Julian Eaves reviews The Musical of Musicals by Joanne Bogart and Eric Rockwell now playing at Above The Stag Theatre in Vauxhall.
Photo: PBG Studios
The Musical of Musicals Above The Stag, 23rd November 2018 5 Stars
Book Now There is an art in doing revue well: all you need is the best script, the best score, the best cast, the best director and choreographer, and best designer and lighting and sound, and everything else is easy. Such is the case with this gorgeous diamond of a show currently delighting musical theatre cognoscenti at this new theatre's bijou small performance space. For those of you who remember this outfit at its previous address further down the line under another arch, this is almost exactly the same size at the last space, which makes the adoring and devoted regular clientele of the capital's fabulous LGBTQ+ theatre feel right at home. And that is just as it should be. This is insiders' theatre for insiders: a five-part portmanteau of parodies of leading musical theatre creators, each act re-telling the same story, but moulded expertly into the styles and nuances of the target originals.
Photo: PBG Studios
First up is Rodgers and Hammerstein, a wise choice for lucid exposition of the corny story that is to be repeated in ever sillier formats and manners. Eric Rockwell's music and Joanne Bogart's lyrics (and the book by the both of them) are never less than spot on in their anatomisation of the quirks and habits of the Williamson boys. And in the graceful hands of newcomers Charlotte Christensen and Sev Keoshgerian and Cecily Redman, and the possibly ever so slightly more experienced person of James Thackeray, they get deliciously apt and straight-faced interpretations. They are knowingly and vigorously accompanied by MD Simon David (another regular here). And choreographer Carole Todd gives us endless pleasures, including a brilliant micro-ballet, complete with some of the most iconic movements and gestures from 'Oklahoma!'s epic Act 1 finale. Always, though, Robert McWhir's direction is clear as a bell and achieves with his four players an ever changing parade of groupings that keeps us believing in the nonsense at the same time that we are laughing at it.
Photo: PBG Studios
And laugh we do. The jokes come in torrents and waves, if you are up on your musical theatre canon. In the second 'act': a cruelly perfect vivisection of Sondheim, in a swanky New York apartment building - 'The Woods' - we hear the siren from 'Sweeney Todd' sound, to which the leading man responds: 'The doorbell'. The observation is razor-sharp and martini-dry and perfectly charming as well as absolutely smashing its object to pieces. Not for nothing, one feels, has the great eminence himself railed against 'parody' as a genre. He knows whereof he speaketh. If you don't know all the background stuff, as my neighbour did not, you will still be charmed by the vivacity and briskness of the fun.
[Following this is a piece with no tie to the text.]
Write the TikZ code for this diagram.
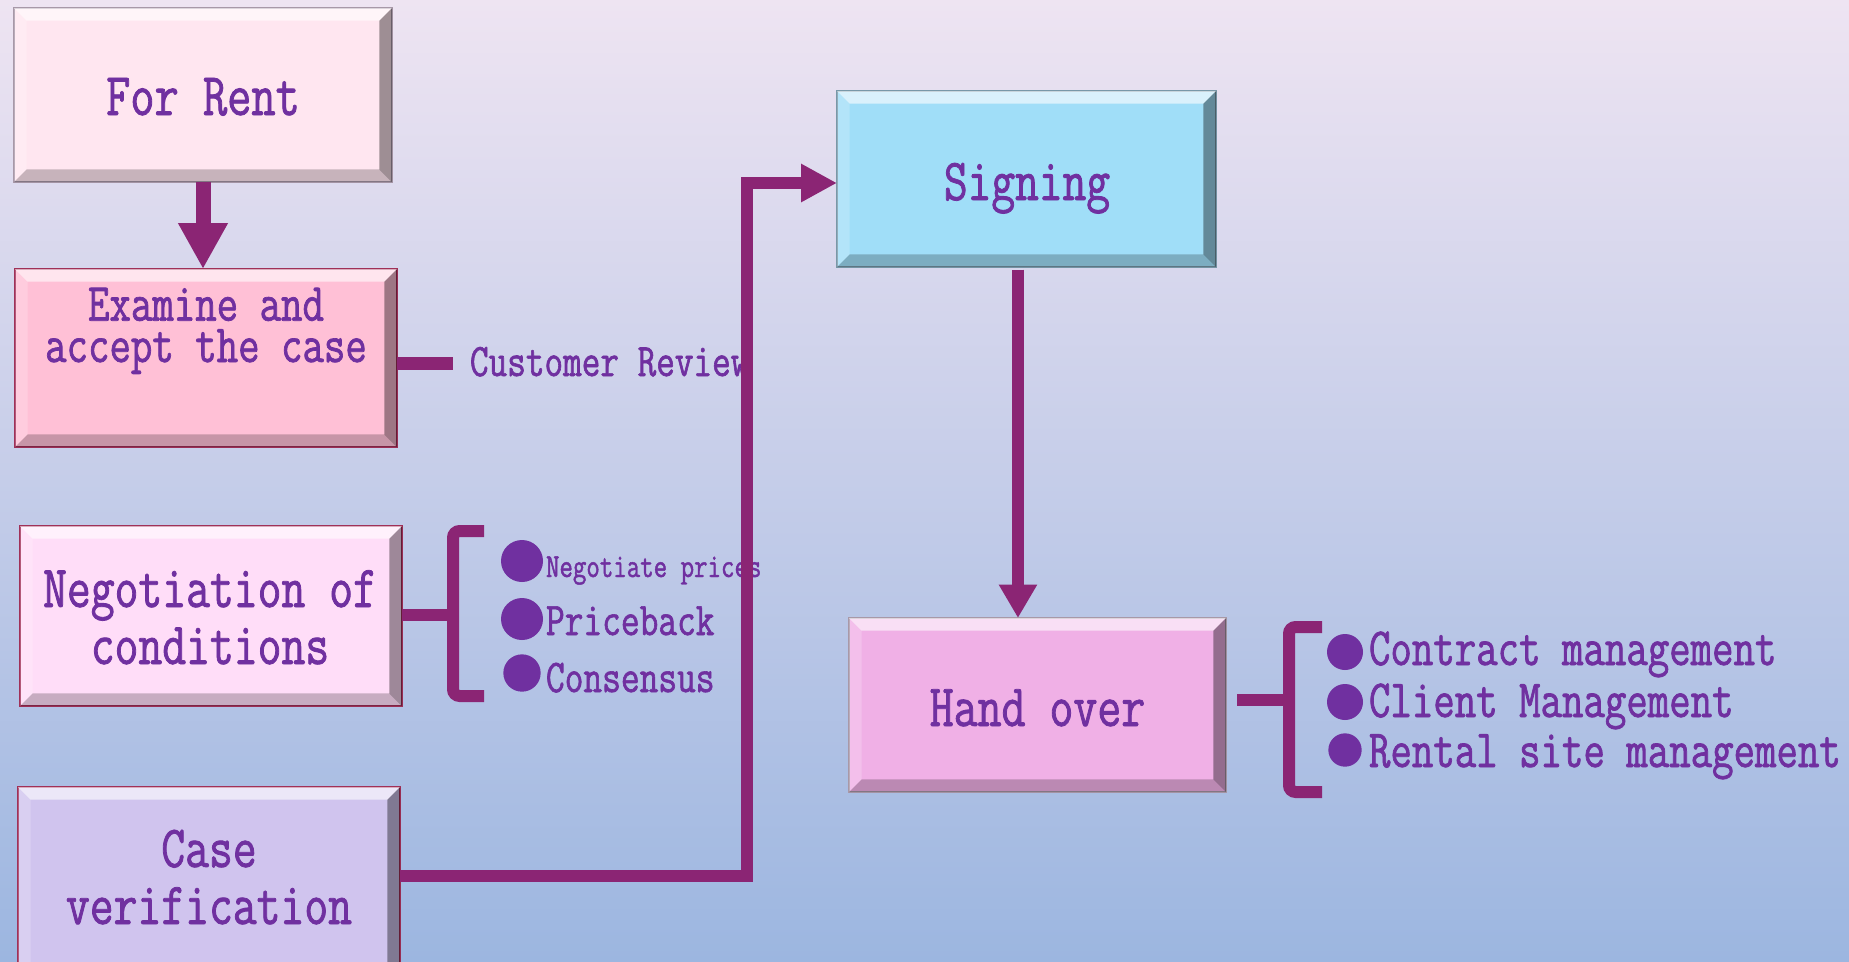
\documentclass[tikz,border=0pt]{standalone}
\usepackage{fontspec}
\usetikzlibrary{arrows.meta}
\newfontfamily\diafont[FakeStretch=0.775,FakeBold=1.3]{Latin Modern Mono}
\newcommand\F[2]{\diafont\fontsize{#1}{#2}\selectfont}
\definecolor{txtc}{HTML}{7030A0}
\definecolor{lnc}{HTML}{8B2574}
\definecolor{frc}{HTML}{FFE6F0}
\definecolor{exc}{HTML}{FFC0D6}
\definecolor{ngc}{HTML}{FFDDF8}
\definecolor{cvc}{HTML}{D0C4EE}
\definecolor{sgc}{HTML}{A0DEF8}
\definecolor{hoc}{HTML}{F0B0E6}
\definecolor{redb}{HTML}{A03058}
\definecolor{grayb}{HTML}{A898A8}
\definecolor{blueb}{HTML}{7898A8}
\definecolor{bgtop}{HTML}{EEE4F2}
\definecolor{bgmid}{HTML}{D8DAEF}
\definecolor{bgbot}{HTML}{9CB6E0}
\newlength\bw
\setlength\bw{9.5pt}
\newcommand\bevel[1]{%
 \fill[white,opacity=0.6] (#1.north west) -- (#1.north east) -- ([xshift=-\bw,yshift=-\bw]#1.north east) -- ([xshift=\bw,yshift=-\bw]#1.north west) -- cycle;
 \fill[white,opacity=0.2] (#1.north west) -- ([xshift=\bw,yshift=-\bw]#1.north west) -- ([xshift=\bw,yshift=\bw]#1.south west) -- (#1.south west) -- cycle;
 \fill[black,opacity=0.38] (#1.north east) -- (#1.south east) -- ([xshift=-\bw,yshift=\bw]#1.south east) -- ([xshift=-\bw,yshift=-\bw]#1.north east) -- cycle;
 \fill[black,opacity=0.22] (#1.south west) -- (#1.south east) -- ([xshift=-\bw,yshift=\bw]#1.south east) -- ([xshift=\bw,yshift=\bw]#1.south west) -- cycle;
}
\begin{document}
\begin{tikzpicture}[x=0.75pt,y=-0.75pt,
  box/.style={rectangle, inner sep=0pt, outer sep=0pt, line width=1.2pt},
  txt/.style={text=txtc, inner sep=0pt, outer sep=0pt, align=center},
  conn/.style={draw=lnc, line width=9pt, line cap=butt, line join=miter}]
\useasboundingbox (0,0) rectangle (1849,961);
\clip (0,0) rectangle (1849,961);
\shade[top color=bgtop, middle color=bgmid, bottom color=bgbot] (0,0) rectangle (1849,961);

% boxes
\node[box, fill=frc, draw=grayb, minimum width=283.5pt, minimum height=130.5pt] (forrent) at (203,95) {};
\bevel{forrent}
\node[box, fill=exc, draw=redb, minimum width=286.5pt, minimum height=133.5pt] (examine) at (206,358) {};
\bevel{examine}
\node[box, fill=ngc, draw=redb, minimum width=286.5pt, minimum height=135pt] (negot) at (211,616) {};
\bevel{negot}
\node[box, fill=cvc, draw=redb, minimum width=286.5pt, minimum height=141pt] (casev) at (209,881) {};
\bevel{casev}
\node[box, fill=sgc, draw=blueb, minimum width=284.25pt, minimum height=132pt] (signing) at (1026.5,179) {};
\bevel{signing}
\node[box, fill=hoc, draw=grayb, minimum width=282.75pt, minimum height=130.5pt] (handover) at (1037.5,705) {};
\bevel{handover}

% texts (base anchor = baseline of last line)
\node[txt, font=\F{45.5}{50}, anchor=base] (forrent-t) at (203,115) {For Rent};
\node[txt, font=\F{40.3}{31}, anchor=base] (examine-t) at (206,362) {Examine and\\accept the case};
\node[txt, font=\F{44.8}{42.75}, anchor=base] (negot-t) at (210,664) {Negotiation of\\conditions};
\node[txt, font=\F{44.8}{42.75}, anchor=base] (casev-t) at (209,924) {Case\\verification};
\node[txt, font=\F{44.6}{50}, anchor=base] (signing-t) at (1027,200) {Signing};
\node[txt, font=\F{45}{50}, anchor=base] (handover-t) at (1037.5,726) {Hand over};
\node[txt, font=\F{35}{40}, anchor=base west] (creview) at (470,376) {Customer Review};

\node[txt, font=\F{25.3}{30}, anchor=base west] (li1) at (546,577) {Negotiate prices};
\node[txt, font=\F{35.2}{40}, anchor=base west] (li2) at (546,635) {Priceback};
\node[txt, font=\F{35.2}{40}, anchor=base west] (li3) at (546,692) {Consensus};
\fill[txtc] (522,561) circle[radius=15.75pt];
\fill[txtc] (522,619) circle[radius=15.75pt];
\fill[txtc] (522,673) circle[radius=14pt];

\node[txt, font=\F{40.3}{45}, anchor=base west] (ri1) at (1369,665) {Contract management};
\node[txt, font=\F{40.3}{45}, anchor=base west] (ri2) at (1369,717) {Client Management};
\node[txt, font=\F{40.3}{45}, anchor=base west] (ri3) at (1369,767) {Rental site management};
\fill[txtc] (1345,652) circle[radius=13.5pt];
\fill[txtc] (1345,702) circle[radius=13.5pt];
\fill[txtc] (1345,750) circle[radius=12.5pt];

% connectors
\draw[conn, line width=11.25pt, -{Triangle[width=35pt,length=34.5pt]}] (forrent.south) -- (forrent.south |- examine.north);

\coordinate (crend) at (453,363);
\draw[conn, line width=9.75pt] (examine.east |- crend) -- (crend);

\coordinate (nbk) at (453,615);
\draw[conn] (negot.east |- nbk) -- (nbk);
\draw[conn, rounded corners=5pt] (484,531) -- (453,531) -- (453,696) -- (484,696);

\coordinate (cvy) at (747,876);
\draw[conn, -{Triangle[width=27pt,length=27pt]}] (casev.east |- cvy) -- (cvy) |- ([yshift=-3pt]signing.west);

\coordinate (sa) at ([xshift=-6.4pt]signing.south);
\draw[conn, -{Triangle[width=27pt,length=25pt]}] ([yshift=-2pt]sa) -- (sa |- handover.north);

\coordinate (hb) at (1289,700);
\draw[conn, shorten <=8.25pt] (handover.east |- hb) -- (hb);
\draw[conn, rounded corners=5pt] (1322,627) -- (1289,627) -- (1289,792) -- (1322,792);
\end{tikzpicture}
\end{document}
Closing the first half, we march boldly into the ueber-costumed indulgence of Jerry Herman's land of teeth and smiles, complete with super-rapid frock changes and staircase-top entrances to milk applause as if it were gold top. Stewart Charlesworth provides the skeletal, multi-purpose set and cleverly flexible costumes. Jack Weir, a house specialist, lights them all to perfection. Then, after a breather, we are back for more, in the form of Andrew Lloyd Webber's and finally Kander and Ebb's litany of sins of success. Really, the actual target of the satirists' efforts seems to be less the writers themselves and rather more our own obsession with them, and our capacity to merge, say, the Phantom with Evita as if they really did belong in the same story. Because, in a sense, they do: they belong to our story, the story of our love affair with musical theatre. And where better to come to a fuller understanding of that magnificent obsession than in the miniature comic universe of this show of shows?